The Herman drawing depicts St. Kunigunde (ca. 975–1040), wife of the Holy Roman Emperor Heinrich II (972–1024). She is shown wearing a crown and halo contemplating a jeweled cross. Kunigunde and Heinrich were exceedingly pious and devout individuals. At the behest of his wife, Heinrich founded Bamberg Cathedral in 1004, while Kunigunde founded a convent at Kaufungen in 1017. The presence of the jeweled crucifix in the Herman drawing very likely reflects Kunigunde’s gift of relics of the True Cross to the convent as well as to the Cathedral of Basel, the latter of which Heinrich consecrated in 1019.

The St. Kunigunde in the Herman Collection is one of three known drawings of this subject. In addition, Holbein also depicted the saint on the left panel of two organ shutters for the Cathedral of Basel in the late 1520s. None of the three drawings appears to be preparatory for this painting given the numerous differences in composition; however, since the nineteenth century these drawings have been associated with designs for glass window panels of around 1528, since in style and technique they strongly resemble other drawings that Holbein and his workshop produced for such commissions.1

Given the numerous extant versions of this subject, their authorship has been hotly contested. The primary version appears to be the finished and colored drawing in Berlin, which also includes a classicizing frame surrounding the saint. A workshop copy in pen and ink with nearly identical dimensions is in the collection of the Amerbach-Kabinett in Basel.2 The Herman sheet alone excludes the arch in favor of focusing on the meditative figure of St.

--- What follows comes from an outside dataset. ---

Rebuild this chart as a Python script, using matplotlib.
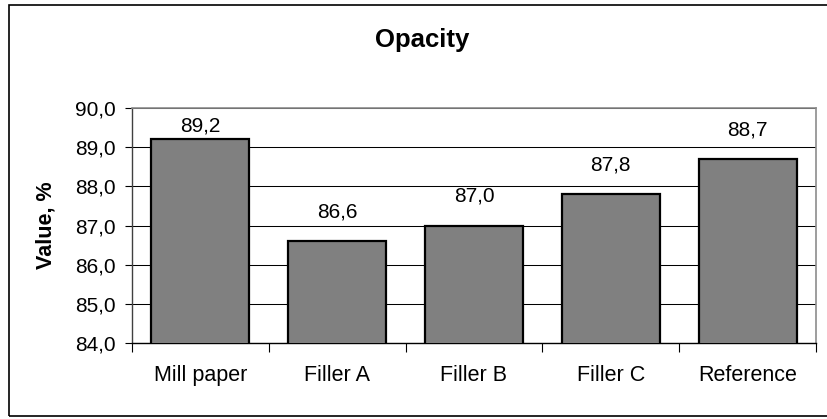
import matplotlib
matplotlib.use("Agg")
import matplotlib.pyplot as plt
from matplotlib.patches import Rectangle
from matplotlib.ticker import FixedLocator, FuncFormatter

plt.rcParams['font.family'] = ['Liberation Sans', 'DejaVu Sans']

categories = ['Mill paper', 'Filler A', 'Filler B', 'Filler C', 'Reference']
opacity = [89.2, 86.6, 87.0, 87.8, 88.7]
y_ticks = [84.0, 85.0, 86.0, 87.0, 88.0, 89.0, 90.0]


def comma(v, pos=None):
    return f"{v:.1f}".replace('.', ',')


fig = plt.figure(figsize=(8.27, 4.19), dpi=100)
ax = fig.add_axes([132 / 827, 1 - 343 / 419, 684 / 827, 235 / 419])

x = list(range(len(categories)))
ax.bar(x, opacity, width=0.715, color='#808080', edgecolor='black',
       linewidth=1.6, zorder=3)

ax.set_ylim(84, 90)
ax.set_xlim(-0.5, len(categories) - 0.5)
ax.set_yticks(y_ticks)
ax.yaxis.set_major_formatter(FuncFormatter(comma))
ax.grid(axis='y', color='black', linewidth=0.75, zorder=0)

# category boundaries carry the tick marks, names sit in between
ax.xaxis.set_major_locator(FixedLocator([i - 0.5 for i in range(len(categories) + 1)]))
ax.xaxis.set_major_formatter(FuncFormatter(lambda v, p: ''))
ax.xaxis.set_minor_locator(FixedLocator(x))
ax.set_xticklabels(categories, minor=True)
ax.tick_params(axis='x', which='major', direction='out', length=6.5, width=0.8)
ax.tick_params(axis='x', which='minor', length=0, pad=16, labelsize=15.5)
ax.tick_params(axis='y', direction='out', length=5, width=0.8, pad=7, labelsize=15)

for side in ['top', 'right']:
    ax.spines[side].set_color('#8c8c8c')
    ax.spines[side].set_linewidth(1.2)
ax.spines['left'].set_color('#404040')
ax.spines['left'].set_linewidth(1.0)
ax.spines['bottom'].set_linewidth(1.0)

for xi, v in zip(x, opacity):
    ax.text(xi, min(v + 0.61, 89.4), comma(v), ha='center', va='baseline',
            fontsize=15, zorder=4)

ax.set_ylabel('Value, %', fontsize=15.5, fontweight='bold')
ax.yaxis.set_label_coords(-0.11, 0.5)

fig.text(422 / 827, 1 - 40 / 419, 'Opacity', ha='center', va='center',
         fontsize=18.5, fontweight='bold')

# chart frame
fig.patches.append(Rectangle((9 / 827, 1 - 416 / 419), 1.0, 411 / 419,
                             transform=fig.transFigure, fill=False,
                             edgecolor='black', linewidth=1.2))

fig.savefig('out.png', dpi=100)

Kunigunde. This fact, coupled with the possible evidence of workshop handling, has led to the contention that the Herman sheet is Holbein’s preliminary drawing, with the Berlin drawing being the final version used for presentation to the patron.3 However, its similarity to a workshop drawing, Basel Woman Walking towards the Left of ca. 1523 (Basel, Kunstmuseum), leaves open the possibility that an artist in Holbein’s workshop executed this drawing. Whether an autograph work or workshop copy, the Herman drawing speaks to the complicated nature of artistic practice in the period and the meticulous standard of draftsmanship in Holbein’s immediate circle.

Rachel Van Dolsen
Emily Reed
John Hawley


1A. Woltmann, Holbein und seine Zeit, vol. II (Leipzig, 1874–1876), no. 100. See especially a drawing of St. Barbara in Basel and the Design for a Stained Glass Window with Wild Man in the British Museum (1895,0915.992).
2See Heinrich Alfred Schmid, Hans Holbein der Jüngere: sein Aufsteig zur Meisterschaft und sein englischer Stil (Basel, 1945), no. 126. See also, Margareta Pfister-Bruckhalter, “Zeichnungen,” in Die Malerfamilie Holbein in Basel, ed. Hans Reinhardt and Georg Schmidt (Basel: 1960), no. 312.
3Miles Chappell and Jenny Shaffer, Form, Function and Finesse, 60-61.